The Panchen Lama, who had accepted Chinese sponsorship, acceded to the spiritual leadership of Tibet. The Chinese adopted brutal repressive measures, provoking charges from the Dalai Lama of genocide. Landholdings were seized, the lamaseries were virtually emptied, and thousands of monks were forced to find other work. The Panchen Lama was deposed in 1964 after making statements supporting the Dalai Lama; he was replaced by a secular Tibetan leader. In 1962, China launched attacks along the Indian-Tibetan border to consolidate territories it claimed had been wrongly given to India by the British McMahon Commission in 1914. Following a cease-fire, Chinese troops withdrew behind the disputed line in the east but continued to occupy part of Ladakh in Kashmir. Some border areas are still in dispute.
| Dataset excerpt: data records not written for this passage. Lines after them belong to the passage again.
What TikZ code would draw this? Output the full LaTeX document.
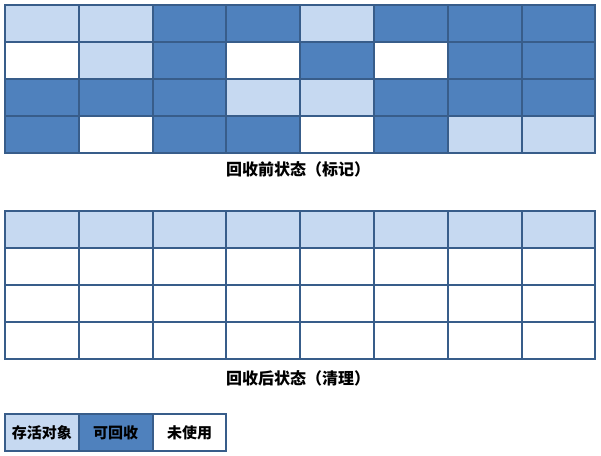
\documentclass[tikz,border=0pt]{standalone}
\usepackage{fontspec}
\newfontfamily\cjk{Noto Sans CJK SC}
\definecolor{cL}{HTML}{C6D9F1}
\definecolor{cD}{HTML}{4F81BD}
\definecolor{cW}{HTML}{FFFFFF}
\definecolor{bordc}{HTML}{385D8A}
\begin{document}
\begin{tikzpicture}[x=1pt,y=-1pt,
  cell/.style={draw=bordc, line width=2pt, minimum width=73.8pt, minimum height=37pt, inner sep=0pt, outer sep=0pt},
  lbl/.style={font=\cjk\bfseries\fontsize{15}{18}\selectfont, text=black},
  captext/.style={font=\cjk\bfseries\fontsize{16}{19}\selectfont, text=black}]
\useasboundingbox (0,0) rectangle (601,455);
% top grid (before collection)
\foreach [count=\i from 0] \t in {L,L,D,D,L,D,D,D, W,L,D,W,D,W,D,D, D,D,D,L,L,D,D,D, D,W,D,D,W,D,L,L}{
  \pgfmathtruncatemacro\r{int(\i/8)}
  \pgfmathtruncatemacro\c{mod(\i,8)}
  \node[cell, fill=c\t] (a-\r-\c) at ({5+73.8*(\c+0.5)},{5+37*(\r+0.5)}) {};
}
\node[captext] (cap1) at (298,169) {回收前状态（标记）};
% bottom grid (after collection)
\foreach [count=\i from 0] \t in {L,L,L,L,L,L,L,L, W,W,W,W,W,W,W,W, W,W,W,W,W,W,W,W, W,W,W,W,W,W,W,W}{
  \pgfmathtruncatemacro\r{int(\i/8)}
  \pgfmathtruncatemacro\c{mod(\i,8)}
  \node[cell, fill=c\t] (b-\r-\c) at ({5+73.8*(\c+0.5)},{211+37*(\r+0.5)}) {};
}
\node[captext] (cap2) at (298,378) {回收后状态（清理）};
% legend
\node[cell, fill=cL, lbl] (leg1) at ({5+73.8*0.5},432.5) {存活对象};
\node[cell, fill=cD, lbl] (leg2) at ({5+73.8*1.5},432.5) {可回收};
\node[cell, fill=cW, lbl] (leg3) at ({5+73.8*2.5},432.5) {未使用};
\end{tikzpicture}
\end{document}
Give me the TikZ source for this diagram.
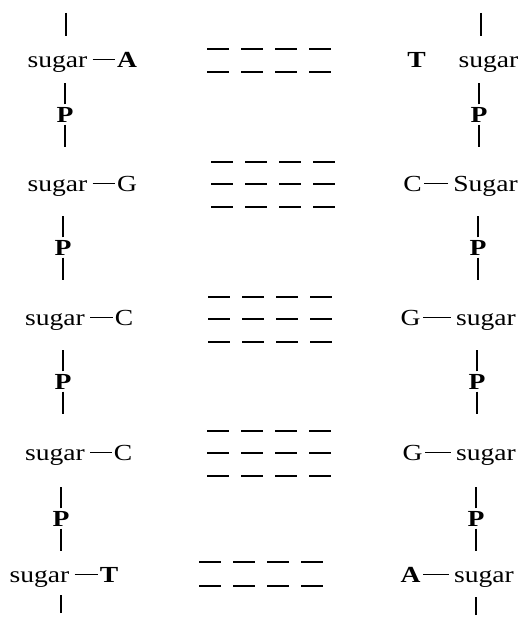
\documentclass[tikz,border=0pt]{standalone}
\usepackage{fontspec}
\setmainfont{Liberation Serif}[FakeStretch=1.2]
\usepackage{tikz}
\usetikzlibrary{calc}

\begin{document}
\begin{tikzpicture}[x=1pt, y=-1pt,
  every node/.style={font=\fontsize{23}{27}\selectfont, inner sep=0pt,
    text height=18pt, text depth=2pt, anchor=base},
  bar/.style={line width=1.4pt},
  bond/.style={line width=1.5pt, shorten <=5pt, shorten >=2pt},
  hbond/.style={line width=1.7pt, dash pattern=on 22pt off 12pt}]
\useasboundingbox (0,0) rectangle (520,617);

% Left strand
\node (sl1) at (57.5,67.5)  {sugar};
\node (bl1) at (127,67.5)   {\textbf{A}};
\node (pl1) at (65,122.5)   {\textbf{P}};
\node (sl2) at (57.5,191.5) {sugar};
\node (bl2) at (127,191.5)  {G};
\node (pl2) at (63,255.5)   {\textbf{P}};
\node (sl3) at (55,325.5)   {sugar};
\node (bl3) at (124,325.5)  {C};
\node (pl3) at (63,389.5)   {\textbf{P}};
\node (sl4) at (55,460.5)   {sugar};
\node (bl4) at (123,460.5)  {C};
\node (pl4) at (61,526.5)   {\textbf{P}};
\node (sl5) at (39.5,582.5) {sugar};
\node (bl5) at (109,582.5)  {\textbf{T}};

% Right strand
\node (br1) at (416.5,67.5) {\textbf{T}};
\node (sr1) at (488.5,67.5) {sugar};
\node (pr1) at (479,122.5)  {\textbf{P}};
\node (br2) at (412.5,191.5) {C};
\node (sr2) at (485.5,191.5) {Sugar};
\node (pr2) at (478,255.5)  {\textbf{P}};
\node (br3) at (410.5,325.5) {G};
\node (sr3) at (486,325.5)  {sugar};
\node (pr3) at (477,389.5)  {\textbf{P}};
\node (br4) at (412.5,460.5) {G};
\node (sr4) at (486,460.5)  {sugar};
\node (pr4) at (476,526.5)  {\textbf{P}};
\node (br5) at (410.5,582.5) {\textbf{A}};
\node (sr5) at (484,582.5)  {sugar};

% Free chain ends
\coordinate (ltop) at (66,13);
\coordinate (rtop) at (481,13);
\coordinate (lbot) at (61,613);
\coordinate (rbot) at (476,615);
\draw[bar] (ltop) -- +(0,23);
\draw[bar] (rtop) -- +(0,23);
\draw[bar] (lbot) -- +(0,-18);
\draw[bar] (rbot) -- +(0,-18);

% Backbone links through the phosphates
\foreach \p in {pl1,pl2,pl3,pl4,pr1,pr2,pr3,pr4} {
  \draw[bar] (\p.north) -- +(0,-21);
  \draw[bar] (\p.south) -- +(0,22);
}

% Sugar--base bonds
\draw[bond] (sl1) -- (bl1);
\draw[bond] (sl2) -- (bl2);
\draw[bond] (sl3) -- (bl3);
\draw[bond] (sl4) -- (bl4);
\draw[bond] (sl5) -- (bl5);
\draw[bond] (sr2) -- (br2);
\draw[bond] (sr3) -- (br3);
\draw[bond] (sr4) -- (br4);
\draw[bond] (sr5) -- (br5);

% Hydrogen bonds
\foreach \y/\xa in {49/207, 72/207,
                    162/211, 184/211, 207/211,
                    297/208, 319/208, 342/208,
                    431/207, 453/207, 476/207,
                    562/199, 586/199}
  \draw[hbond] (\xa,\y) -- +(125,0);

\end{tikzpicture}
\end{document}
In 1965 the Tibetan Autonomous Region was formally established. The Cultural Revolution, with its antireligious orientation, was disastrous for highly religious Tibet. Religious practices were banned and over 4,000 monasteries were destroyed. Though the ban was lifted in 1976 and some Buddhist temples have again been in operation since the early 1980s, Tibetans continue to complain of widespread discrimination by the Chinese. Several protests in Tibet in the late 1980s and early 1990s were violently suppressed by the Communist government and martial law was imposed in 1989. Demonstrations against Chinese rule have nevertheless continued. Moreover, in recent years other countries have increasingly raised the issue of human-rights violations in Tibet, and have pressured the Chinese government to moderate their stance in that region.